Et les fantômes sont nombreux et celui de Jorge Neuman hante Matthieu comme ceux que les Mères de la Place de Mai ont tenté de garder vivants en manifestant toutes les semaines, réclamant justice pour leurs disparus jusqu'en 2006. Les jardins d'hiver ont vu nombre d'interrogatoires, de tortures mais ont gardé dans leurs murs leurs noms.

Ce roman est une enquête, celle d'un écrivain qui se lance dans l'écriture de la biographie d'un homme, Jorge Neuman, le disparu de Buenos-Aires,  un homme dont il veut à la fois restituer la mémoire mais également découvrir ce qui lui est réellement arrivé, à lui mais également à sa famille et aux autres, à ceux connus ou inconnus dont on n'a jamais retrouvé les corps. Non satisfait du premier jet de la biographie, il va se lancer dans une enquête plus approfondie qui va le conduire au bord du précipice d'une période de l'histoire de l'Argentine contenant nombre de cadavres et dont un nom va revenir régulièrement, Rafael Vidal, l'ange blond tortionnaire, au visage angélique mais aux mains pleines de sang.

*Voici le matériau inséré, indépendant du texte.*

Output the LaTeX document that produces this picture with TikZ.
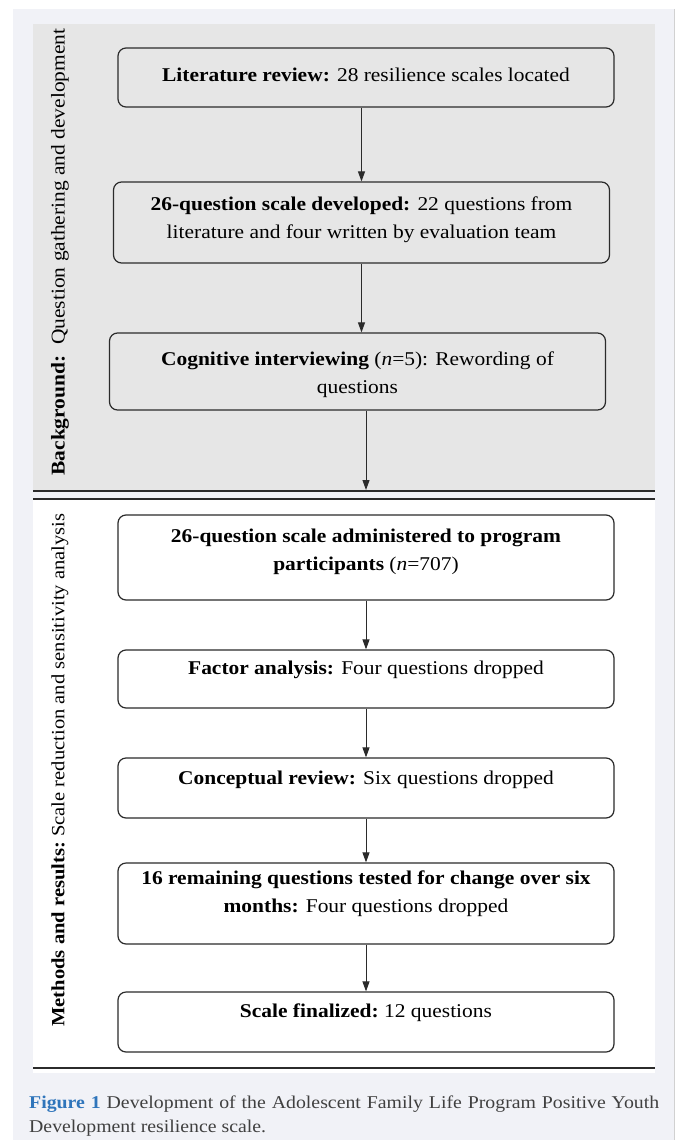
\documentclass[tikz,border=0pt]{standalone}
\usepackage{fontspec}
\setmainfont{Liberation Serif}[FakeStretch=1.1]
\usepackage{xcolor}
\usetikzlibrary{arrows.meta,calc}

\definecolor{pagebg}{HTML}{F1F2F7}
\definecolor{panelgray}{HTML}{E6E6E6}
\definecolor{figblue}{HTML}{2F75BB}
\definecolor{captext}{HTML}{404040}
\definecolor{boxline}{HTML}{2B2B2B}

\tikzset{
  stagebox/.style={draw=boxline, line width=1.2pt, rounded corners=8pt, inner sep=0pt,
    font=\fontsize{19.5}{28.5}\selectfont},
  flow/.style={draw=boxline, line width=1pt, -{Triangle[width=7pt,length=10pt]}},
  rule/.style={draw=boxline, line width=1.3pt},
  sidelabel/.style={rotate=90, inner sep=0pt},
}
% box of given height, text pushed down from the top
\newcommand{\stagetext}[3]{\parbox[c][#1pt][t]{496pt}{\centering\vspace*{#2pt}#3\par}}

\begin{document}
\begin{tikzpicture}[x=1pt,y=1pt]
\useasboundingbox (0,0) rectangle (677,-1140);
%backgrounds
\fill[pagebg] (13,-9) rectangle (674,-1140);
\draw[black!18, line width=1pt] (674,-9) -- (674,-1140);
\fill[panelgray] (33,-24) rectangle (655,-491);
\fill[white] (33,-499) rectangle (655,-1073);
\draw[rule] (33,-491) -- (655,-491);
\draw[rule] (33,-499) -- (655,-499);
\draw[rule] (33,-1068) -- (655,-1068);

%side labels
\node[sidelabel, font=\fontsize{19.5}{19.5}\selectfont] (bglab) at (60,-252) {\textbf{Background:}\ \ Question gathering and development};
\node[sidelabel, font=\fontsize{18.7}{18.7}\selectfont] (mrlab) at (60,-770) {\textbf{Methods and results:}\ Scale reduction and sensitivity analysis};

%upper stages
\node[stagebox] (lit) at (366,-77.5) {\stagetext{59}{19.5}{\textbf{Literature review:} 28 resilience scales located}};
\node[stagebox] (dev) at (361.5,-222.5) {\stagetext{81}{14.5}{\textbf{26-question scale developed:} 22 questions from\\ literature and four written by evaluation team}};
\node[stagebox] (cog) at (357.5,-371.5) {\stagetext{77}{18.5}{\textbf{Cognitive interviewing} (\textit{n}=5): Rewording of\\ questions}};

%lower stages
\node[stagebox] (adm) at (366,-557.5) {\stagetext{85}{13.5}{\textbf{26-question scale administered to program\\ participants} (\textit{n}=707)}};
\node[stagebox] (fac) at (366,-679) {\stagetext{58}{10.5}{\textbf{Factor analysis:} Four questions dropped}};
\node[stagebox] (con) at (366,-788) {\stagetext{60}{12.5}{\textbf{Conceptual review:} Six questions dropped}};
\node[stagebox] (chg) at (366,-903.5) {\stagetext{81}{7.5}{\textbf{16 remaining questions tested for change over six\\ months:} Four questions dropped}};
\node[stagebox] (fin) at (366,-1022) {\stagetext{60}{11.5}{\textbf{Scale finalized:}\ 12 questions}};

%connectors
\coordinate (split) at (366,-490);
\draw[flow] (lit.south -| dev.north) -- (dev.north);
\draw[flow] (dev.south) -- (dev.south |- cog.north);
\draw[flow] (cog.south -| split) -- (split);
\foreach \a/\b in {adm/fac,fac/con,con/chg,chg/fin}
  \draw[flow] (\a.south) -- (\b.north);

%caption
\node[anchor=north west, inner sep=0pt, text=captext] (cap) at (29,-1096)
  {\parbox[t]{630pt}{\fontsize{18}{24}\selectfont
   \makebox[630pt][s]{\textcolor{figblue}{\textbf{Figure 1}} Development of the Adolescent Family Life Program Positive Youth}\\
   Development resilience scale.}};
\end{tikzpicture}
\end{document}
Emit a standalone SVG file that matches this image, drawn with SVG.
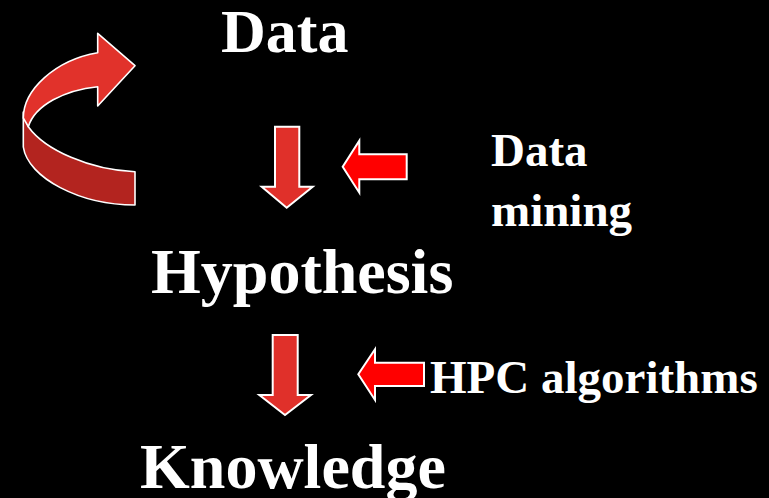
<svg xmlns="http://www.w3.org/2000/svg" width="769" height="498" viewBox="0 0 769 498">
<style>
.big{font-family:"Liberation Serif","Times New Roman",serif;font-weight:bold;font-size:64px;fill:#fff}
.mid{font-family:"Liberation Serif","Times New Roman",serif;font-weight:bold;font-size:47px;fill:#fff}
.down{fill:#E0302A;stroke:#fff;stroke-width:2;stroke-linejoin:miter}
.left{fill:#FF0000;stroke:#fff;stroke-width:2;stroke-linejoin:miter}
.rib{stroke:#fff;stroke-width:1.6;stroke-linejoin:round}
</style>
<rect width="769" height="498" fill="#000"/>
<g id="cycle-arrow">
<path class="rib" fill="#B3241F" d="M23.3,112 L23.3,147 C28,178 80,205 135,205 L135,171.7 C90,170 45,150 28.3,126.7 Z"/>
<path class="rib" fill="#E1322B" d="M97.7,52.7 L97.7,33.3 L135,65.7 L97.7,106 L97.7,86.7 C65,90 35,105 28.3,126.7 L23.3,118 C23.3,90 55,60 97.7,52.7 Z"/>
</g>
<g id="node-data"><text class="big" x="221" y="52" style="font-size:62px">Data</text></g>
<g id="node-hypothesis"><text class="big" x="151" y="293">Hypothesis</text></g>
<g id="node-knowledge"><text class="big" x="140" y="488">Knowledge</text></g>
<g id="label-data-mining"><text class="mid" x="491" y="166">Data</text><text class="mid" x="491" y="226">mining</text></g>
<g id="label-hpc"><text class="mid" x="430" y="393">HPC algorithms</text></g>
<g id="connectors">
<path class="down" d="M275,126.7 L299.3,126.7 L299.3,186.7 L312.7,186.7 L286.7,207.7 L261.7,186.7 L275,186.7 Z"/>
<path class="down" d="M272.7,335 L297.7,335 L297.7,395 L311,395 L285,415 L259.3,395 L272.7,395 Z"/>
<path class="left" d="M406.7,154.3 L406.7,179.3 L359.3,179.3 L359.3,192.7 L342.7,166.7 L359.3,140.7 L359.3,154.3 Z"/>
<path class="left" d="M424,362.7 L424,386 L375,386 L375,400 L358.3,374.3 L375,349.3 L375,362.7 Z"/>
</g>
</svg>
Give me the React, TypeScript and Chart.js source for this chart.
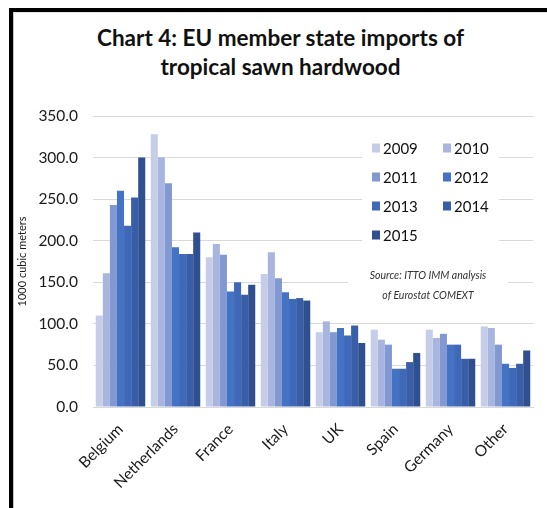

Quand on cherche on trouve, on refait ressurgir des faits, on baisse certains masques et l'on doit affronter la vérité en face et parfois elle est dérangeante, elle soulève des questionnements sur les comportements, sur ce à quoi l'on est prêt à mettre en jeu et les compromissions avec sa conscience. A travers la recherche d'un homme Matthieu Ermine va se retrouver face à lui-même et c'est le tour de force de ce roman : trois histoires en une : celle d'une page d'histoire et celles de deux hommes.

C'est grâce à une chronique de Natiora que j'ai lu ce thriller historique, thriller car Michel Moatti l'a construit à la manière d'une enquête en revenant sur le contexte historique d'une période noire d'un pays mais également sur le travail d'un biographe et comment celui-ci se confronte au souvenir d'un homme qu'il n'a croisé que très brièvement mais dont les paroles resteront à jamais dans son esprit et dont il comprendra enfin tout le sens.

Est remonté en moi le souvenir de nombreux éléments dont j'avais connaissance comme cet ange blond dont le véritable nom était Alfredo Astiz, jugé pour crime contre l'humanité en 2011, les meurtres, entre autres, de deux religieuses françaises jetées vivantes d'un avion en plein vol (mais elles n'ont pas été les seules) et j'ai pensé aux images également d'un film Missing de Costa Gavras qui reçut la Palme d'or à Cannes en 1982 évoquant les mêmes méfaits mais au Chili en 1973 (autre pays mêmes méthodes), film relatant la recherche d'un homme "évaporé" par sa femme et son père. Et puis certains "détails" comme les Ford Falcon utilisées par la junte militaire dans lesquelles disparaissaient les opposants ou présumés opposants pour ne jamais réapparaître, ne laissant ainsi aucune trace comme dans la chanson de Jean-Pierre Mader : Disparue évoquant la disparition d'une femme.

J'ai beaucoup aimé la forme utilisée pour évoquer cette période sombre d'un pays, ne travestissant que très peu les faits (changements de noms) en s'interrogeant également sur le travail de biographe, de la véracité de ce qu'il avance,  leur fragilité,  mais également la part de lui-même qu'il y met allant jusqu'à l'intégrer au mystère de la disparition. C'est une lecture prenante, terrifiante d'autant plus terrifiante parce que puisée dans la réalité et les dernières pages nous obligent nous-mêmes à nous poser certaines questions : qu'elles seraient nos limites..... La fiction se mêle à L Histoire et l'ensemble en fait une lecture prenante à plus d'un titre.